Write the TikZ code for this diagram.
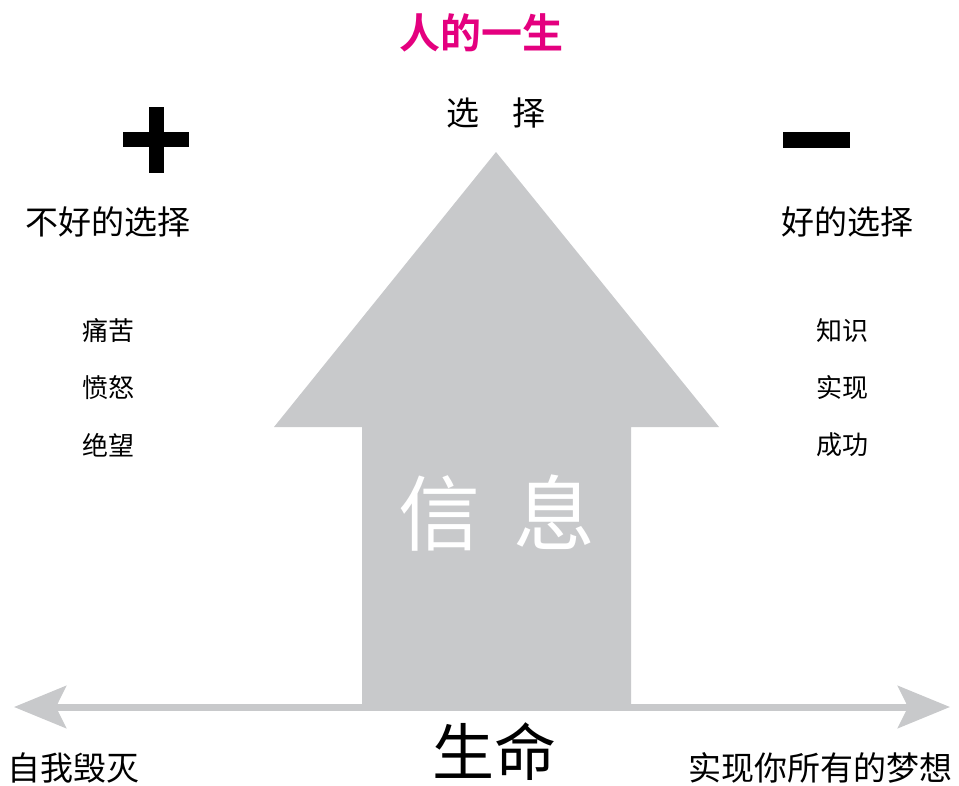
\documentclass[tikz,border=0pt]{standalone}
\usepackage{fontspec}
\usetikzlibrary{arrows.meta}
\newfontfamily\cjk{Noto Sans CJK SC}
\newfontfamily\cjkb{Noto Sans CJK SC Bold}
\definecolor{arrowgray}{HTML}{C8C9CB}
\definecolor{titlemag}{HTML}{E4007F}
\tikzset{
  txt/.style={inner sep=0pt, font=\cjk\fontsize{33}{33}\selectfont},
  small/.style={inner sep=0pt, font=\cjk\fontsize{26}{26}\selectfont},
  signbar/.style={fill=black, draw=none},
  gtip/.tip={Stealth[length=52pt, width=42pt, inset=10pt]}
}
\begin{document}
\begin{tikzpicture}[x=1pt,y=-1pt]
\useasboundingbox (0,0) rectangle (959,785);
% big upward arrow
\fill[arrowgray] (496,152) -- (719,427) -- (631,427) -- (631,707) -- (362,707) -- (362,427) -- (274,427) -- cycle;
% horizontal double arrow
\coordinate (L) at (14,707);
\coordinate (R) at (950,707);
\draw[arrowgray, line width=7pt, {gtip}-{gtip}] (L) -- (R);
% plus and minus
\fill[signbar] (123,132) rectangle (189,147);
\fill[signbar] (149,107) rectangle (164,173);
\fill[signbar] (783,132) rectangle (850,148);
% texts
\node[inner sep=0pt, font=\cjkb\fontsize{41}{41}\selectfont, text=titlemag] (title) at (481,33) {人的一生};
\node[txt] (choose) at (496,113) {选\hspace{33pt}择};
\node[txt] (bad) at (108,222) {不好的选择};
\node[txt] (good) at (847,222) {好的选择};
\node[small] (l1) at (108,331) {痛苦};
\node[small] (l2) at (108,388) {愤怒};
\node[small] (l3) at (108,445) {绝望};
\node[small] (r1) at (842,331) {知识};
\node[small] (r2) at (842,388) {实现};
\node[small] (r3) at (842,445) {成功};
\node[inner sep=0pt, font=\cjk\fontsize{82}{82}\selectfont, text=white] (info) at (497,513) {信\hspace{34pt}息};
\node[inner sep=0pt, font=\cjk\fontsize{62}{62}\selectfont] (life) at (494,752) {生命};
\node[txt] (destroy) at (74,768) {自我毁灭};
\node[txt] (dreams) at (820,768) {实现你所有的梦想};
\end{tikzpicture}
\end{document}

• GIVEN PROBLEM
Copy out every line of the material above exactly, skipping the pictures.

• CORRECT OUTPUT
Write the TikZ code for this diagram.
\documentclass[tikz,border=0pt]{standalone}
\usepackage{fontspec}
\usetikzlibrary{arrows.meta}
\newfontfamily\cjk{Noto Sans CJK SC}
\newfontfamily\cjkb{Noto Sans CJK SC Bold}
\definecolor{arrowgray}{HTML}{C8C9CB}
\definecolor{titlemag}{HTML}{E4007F}
\tikzset{
  txt/.style={inner sep=0pt, font=\cjk\fontsize{33}{33}\selectfont},
  small/.style={inner sep=0pt, font=\cjk\fontsize{26}{26}\selectfont},
  signbar/.style={fill=black, draw=none},
  gtip/.tip={Stealth[length=52pt, width=42pt, inset=10pt]}
}
\begin{document}
\begin{tikzpicture}[x=1pt,y=-1pt]
\useasboundingbox (0,0) rectangle (959,785);
% big upward arrow
\fill[arrowgray] (496,152) -- (719,427) -- (631,427) -- (631,707) -- (362,707) -- (362,427) -- (274,427) -- cycle;
% horizontal double arrow
\coordinate (L) at (14,707);
\coordinate (R) at (950,707);
\draw[arrowgray, line width=7pt, {gtip}-{gtip}] (L) -- (R);
% plus and minus
\fill[signbar] (123,132) rectangle (189,147);
\fill[signbar] (149,107) rectangle (164,173);
\fill[signbar] (783,132) rectangle (850,148);
% texts
\node[inner sep=0pt, font=\cjkb\fontsize{41}{41}\selectfont, text=titlemag] (title) at (481,33) {人的一生};
\node[txt] (choose) at (496,113) {选\hspace{33pt}择};
\node[txt] (bad) at (108,222) {不好的选择};
\node[txt] (good) at (847,222) {好的选择};
\node[small] (l1) at (108,331) {痛苦};
\node[small] (l2) at (108,388) {愤怒};
\node[small] (l3) at (108,445) {绝望};
\node[small] (r1) at (842,331) {知识};
\node[small] (r2) at (842,388) {实现};
\node[small] (r3) at (842,445) {成功};
\node[inner sep=0pt, font=\cjk\fontsize{82}{82}\selectfont, text=white] (info) at (497,513) {信\hspace{34pt}息};
\node[inner sep=0pt, font=\cjk\fontsize{62}{62}\selectfont] (life) at (494,752) {生命};
\node[txt] (destroy) at (74,768) {自我毁灭};
\node[txt] (dreams) at (820,768) {实现你所有的梦想};
\end{tikzpicture}
\end{document}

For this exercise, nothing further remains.